Und dass keine mehr im Garten war,
musste sie als Heimtücke verstehen.
Da fing sie bitterlich an zu weinen
und ihre heißen Tränen
tropften auf die Gartenerde,
das war nicht zu vermeiden!
Sie benetzte die Stelle,
wo einst die Rosen standen
und in blitzesschnelle sie sich wieder
an diesem schönen Platz befanden.
Nicht alle ihre Wurzeln
waren durch der Alten Zauber vergangen
und durch der Tränen Strom,
haben sie wieder zu wachsen angefangen!
Kaum blühten die Rosen,
dachte das Mädchen wieder an daheim
und da fiel ihr auch ihr Freund,
der kleine Kai, gleich wieder ein!
Sie rief: »Oh, wie bin ich in meiner Suche nach Kai
durch die Alte aufgehalten worden!
Ja, das macht mir große Sorgen.
Ich weiß nicht, wie es ihm ergeht
und wie es um sein Leben steht!
Ihr lieben Rosen, wisst ihr nicht, wo er ist,
ob er an mich denkt oder mich vermisst?
Ist er tot oder am Leben?
Für dieses Wissen würde ich vieles geben!«
Die Rosen antworteten:
»Sei nicht traurig, liebes Kind,
du weißt, dass wir aus der Erde gewachsen sind.
Aus der Erde, in der sich alle Toten befinden.
Kai ist nicht dort!

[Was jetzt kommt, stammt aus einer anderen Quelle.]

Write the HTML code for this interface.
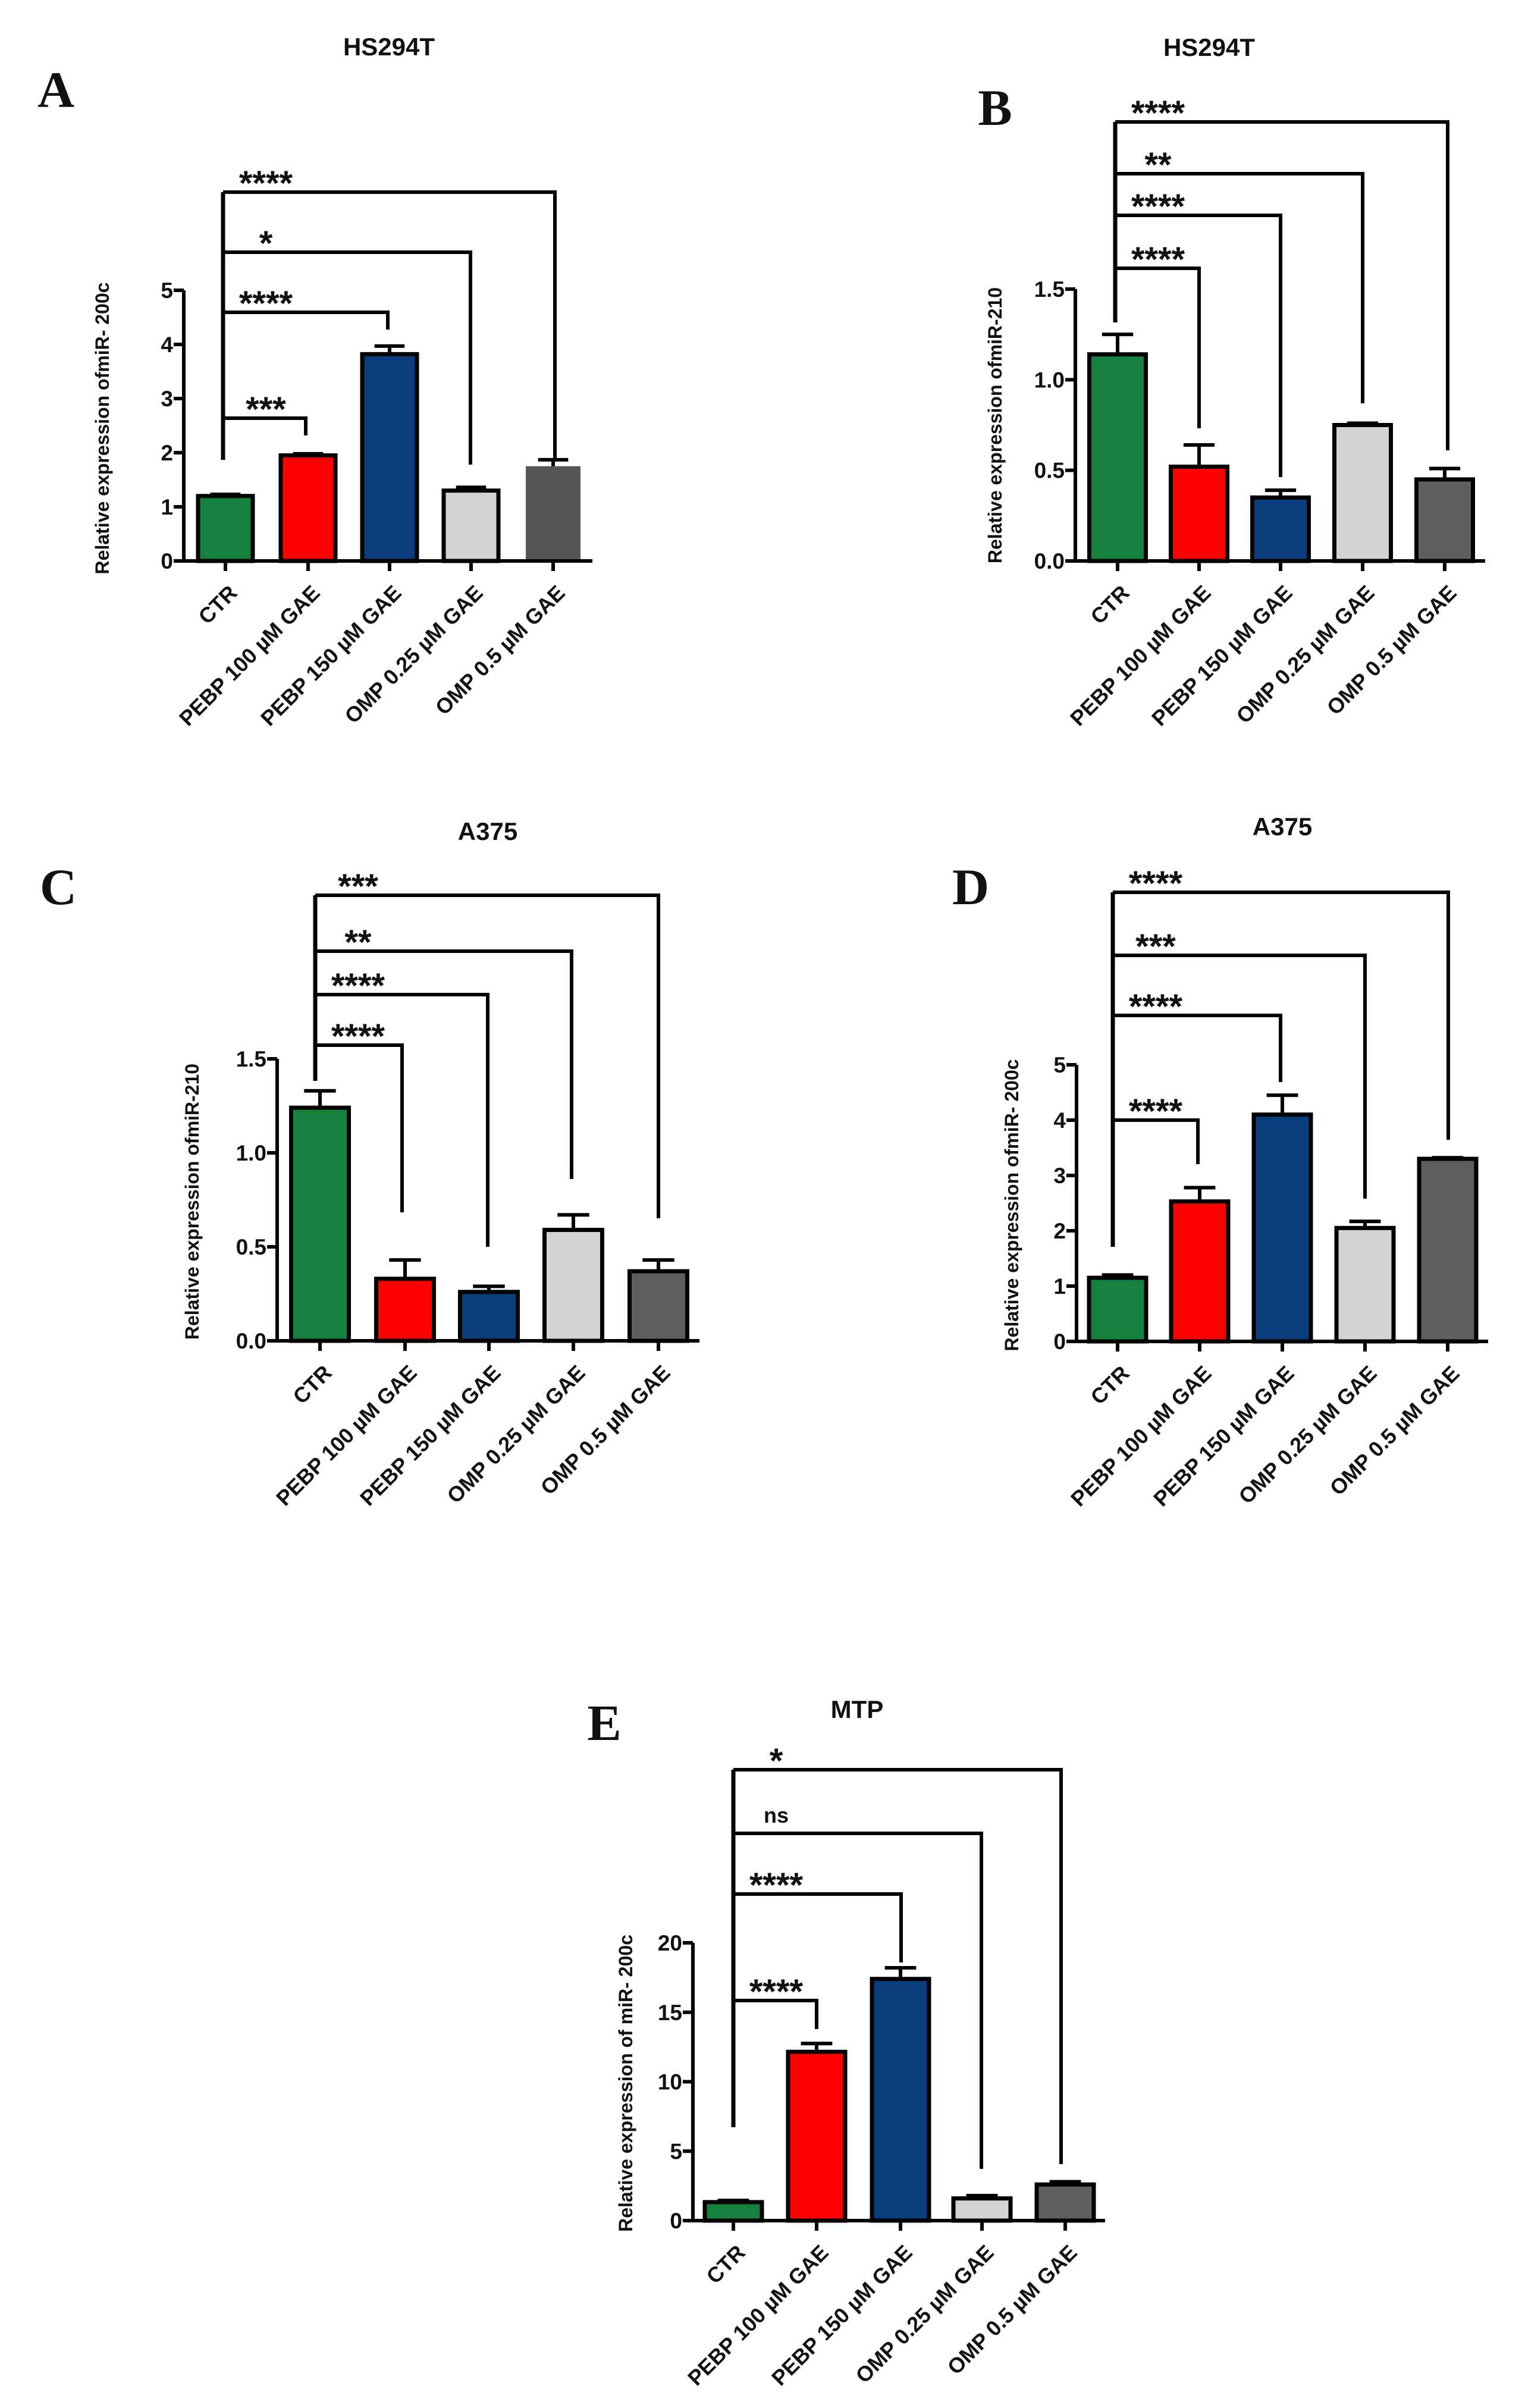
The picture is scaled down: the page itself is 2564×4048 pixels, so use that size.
<!DOCTYPE html>
<html><head><meta charset="utf-8"><style>
html,body{margin:0;padding:0;background:#fff;}
svg{display:block;}
text{font-family:"Liberation Sans",Arial,sans-serif;font-weight:bold;fill:#111;}
.letter{font-family:"Liberation Serif","DejaVu Serif",serif;font-weight:bold;}
</style></head><body>
<svg id="fig" width="2564" height="4048" viewBox="0 0 2564 4048" xmlns="http://www.w3.org/2000/svg"></svg>
<script>
// ---- data ----
const categories = ["CTR","PEBP 100 \u00b5M GAE","PEBP 150 \u00b5M GAE","OMP 0.25 \u00b5M GAE","OMP 0.5 \u00b5M GAE"];
const aValues = [1.2, 1.95, 3.82, 1.3, 1.75];
const aErrors = [0.03, 0.03, 0.15, 0.06, 0.12];
const bValues = [1.14, 0.52, 0.35, 0.75, 0.45];
const bErrors = [0.11, 0.12, 0.04, 0.01, 0.06];
const cValues = [1.24, 0.33, 0.26, 0.59, 0.37];
const cErrors = [0.09, 0.10, 0.03, 0.08, 0.06];
const dValues = [1.15, 2.53, 4.1, 2.05, 3.3];
const dErrors = [0.05, 0.25, 0.35, 0.12, 0.02];
const eValues = [1.33, 12.15, 17.4, 1.6, 2.6];
const eErrors = [0.12, 0.6, 0.8, 0.2, 0.2];
const ticks5 = [0,1,2,3,4,5];
const ticks5Labels = ["0","1","2","3","4","5"];
const ticks15 = [0,0.5,1.0,1.5];
const ticks15Labels = ["0.0","0.5","1.0","1.5"];
const ticks20 = [0,5,10,15,20];
const ticks20Labels = ["0","5","10","15","20"];
const aSig = ["***","****","*","****"];
const bSig = ["****","****","**","****"];
const cSig = ["****","****","**","***"];
const dSig = ["****","****","***","****"];
const eSig = ["****","****","ns","*"];

const colors = ["#16803f","#ff0000","#0b3d7e","#d4d4d4","#5f5f5f"];

// ---- layout ----
const panels = [
 {id:"a", letter:"A", lx:94, ly:180, title:"HS294T", tx:654, ty:93,
  axX:309, y0:943, yTop:488, yMax:5, xEnd:996,
  centers:[379,518,655,792,930], bw:92,
  vals:aValues, errs:aErrors, ticks:ticks5, tickLabels:ticks5Labels,
  ytitle:"Relative expression ofmiR- 200c", ytx:172, yty:720,
  sig:aSig, bl:375, br:[[703,514,732],[525,652,554],[424,791,781],[323,933,773]], lb:773, noBorderLast:true},
 {id:"b", letter:"B", lx:1673, ly:210, title:"HS294T", tx:2033, ty:94,
  axX:1808, y0:943, yTop:486, yMax:1.5, xEnd:2497,
  centers:[1879,2016,2153,2291,2429], bw:95,
  vals:bValues, errs:bErrors, ticks:ticks15, tickLabels:ticks15Labels,
  ytitle:"Relative expression ofmiR-210", ytx:1673, yty:715,
  sig:bSig, bl:1875, br:[[451,2016,720],[362,2153,802],[292,2291,678],[205,2434,757]], lb:542},
 {id:"c", letter:"C", lx:98, ly:1520, title:"A375", tx:820, ty:1412,
  axX:466, y0:2254, yTop:1780, yMax:1.5, xEnd:1176,
  centers:[538,681,822,964,1107], bw:97,
  vals:cValues, errs:cErrors, ticks:ticks15, tickLabels:ticks15Labels,
  ytitle:"Relative expression ofmiR-210", ytx:323, yty:2020,
  sig:cSig, bl:530, br:[[1757,676,2038],[1672,820,2096],[1599,961,1982],[1505,1107,2048]], lb:1817},
 {id:"d", letter:"D", lx:1632, ly:1520, title:"A375", tx:2156, ty:1404,
  axX:1810, y0:2255, yTop:1790, yMax:5, xEnd:2502,
  centers:[1879,2017,2156,2295,2434], bw:96,
  vals:dValues, errs:dErrors, ticks:ticks5, tickLabels:ticks5Labels,
  ytitle:"Relative expression ofmiR- 200c", ytx:1701, yty:2026,
  sig:dSig, bl:1871, br:[[1883,2014,1957],[1707,2153,1819],[1606,2295,2015],[1500,2435,1916]], lb:2096},
 {id:"e", letter:"E", lx:1016, ly:2925, title:"MTP", tx:1441, ty:2888,
  axX:1165, y0:3733, yTop:3266, yMax:20, xEnd:1858,
  centers:[1233,1373,1514,1651,1791], bw:96,
  vals:eValues, errs:eErrors, ticks:ticks20, tickLabels:ticks20Labels,
  ytitle:"Relative expression of miR- 200c", ytx:1052, yty:3502,
  sig:eSig, bl:1233, br:[[3363,1373,3411],[3184,1515,3299],[3082,1650,3646],[2975,1784,3638]], lb:3576}
];

const svg = document.getElementById('fig');
const NS = "http://www.w3.org/2000/svg";
function mk(tag, attrs, parent){
  const el = document.createElementNS(NS, tag);
  for (const k in attrs) el.setAttribute(k, attrs[k]);
  parent.appendChild(el);
  return el;
}

panels.forEach(function(p){
  const g = mk('g', {}, svg);
  
  
  const yS = function(v){ return p.y0 - (v / p.yMax) * (p.y0 - p.yTop); };

  const L = mk('text', {x:p.lx, y:p.ly, 'font-size':86, 'text-anchor':'middle', class:'letter'}, g);
  L.textContent = p.letter;
  
  

  const T = mk('text', {x:p.tx, y:p.ty, 'font-size':42, 'text-anchor':'middle'}, g);
  T.textContent = p.title;
  
  

  const YT = mk('text', {x:p.ytx, y:p.yty, 'font-size':32, 'text-anchor':'middle', 'dominant-baseline':'central', transform:'rotate(-90 '+p.ytx+' '+p.yty+')'}, g);
  YT.textContent = p.ytitle;
  
  

  // bars
  p.vals.forEach(function(v, i){
    const cx = p.centers[i];
    const top = yS(v);
    const noB = p.noBorderLast && i === 4;
    const r = mk('rect', {x:cx - p.bw/2, y:top, width:p.bw, height:p.y0 - top, fill: noB ? '#555555' : colors[i], stroke: noB ? 'none' : '#000', 'stroke-width':7}, g);
    
    
    const et = yS(v + p.errs[i]);
    const cap = p.bw * 0.55;
    const e = mk('path', {d:'M'+cx+' '+top+' V'+et+' M'+(cx-cap/2)+' '+et+' H'+(cx+cap/2), stroke:'#000', 'stroke-width':6, fill:'none'}, g);
    
    
  });

  // axes
  const ax = mk('path', {d:'M'+p.axX+' '+p.yTop+' V'+p.y0+' H'+p.xEnd, stroke:'#000', 'stroke-width':6, fill:'none'}, g);
  
  

  p.ticks.forEach(function(t, i){
    const y = yS(t);
    const tk = mk('line', {x1:p.axX-17, x2:p.axX, y1:y, y2:y, stroke:'#000', 'stroke-width':6}, g);
    
    
    const tl = mk('text', {x:p.axX-18, y:y+13, 'font-size':37, 'text-anchor':'end'}, g);
    tl.textContent = p.tickLabels[i];
    
    
  });

  categories.forEach(function(c, i){
    const cx = p.centers[i];
    const tk = mk('line', {x1:cx, x2:cx, y1:p.y0, y2:p.y0+17, stroke:'#000', 'stroke-width':6}, g);
    
    
    const x = cx + 22, y = p.y0 + 56;
    const tl = mk('text', {x:x, y:y, 'font-size':36, 'text-anchor':'end', transform:'rotate(-45 '+x+' '+y+')'}, g);
    tl.textContent = c;
    
    
  });

  // significance brackets
  const topLevel = Math.min.apply(null, p.br.map(function(b){return b[0];}));
  const lv = mk('line', {x1:p.bl, x2:p.bl, y1:topLevel, y2:p.lb, stroke:'#000', 'stroke-width':7}, g);
  
  
  p.br.forEach(function(b, i){
    const br = mk('path', {d:'M'+p.bl+' '+b[0]+' H'+b[1]+' V'+b[2], stroke:'#000', 'stroke-width':6, fill:'none'}, g);
    
    
    const lab = mk('text', {x:p.bl + 72, y:b[0] - 28 + (p.sig[i]==='ns' ? 10 : 33), 'font-size': p.sig[i]==='ns' ? 36 : 58, 'text-anchor':'middle'}, g);
    lab.textContent = p.sig[i];
    
    
  });
});
</script>
</body></html>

Wir suchten nach ihm,
doch wir konnten ihn nicht finden!«
»Könnt ihr mir raten, wo ich ihn suchen soll?«
Doch alle Blumen träumten jede ihr eigenes Märchen
und was sie träumten, fühlte sich an ganz wundervoll!
Keine Blume wusste, was mit Kai geschehen!
Nein, keine einzige hatte den Knaben gesehen!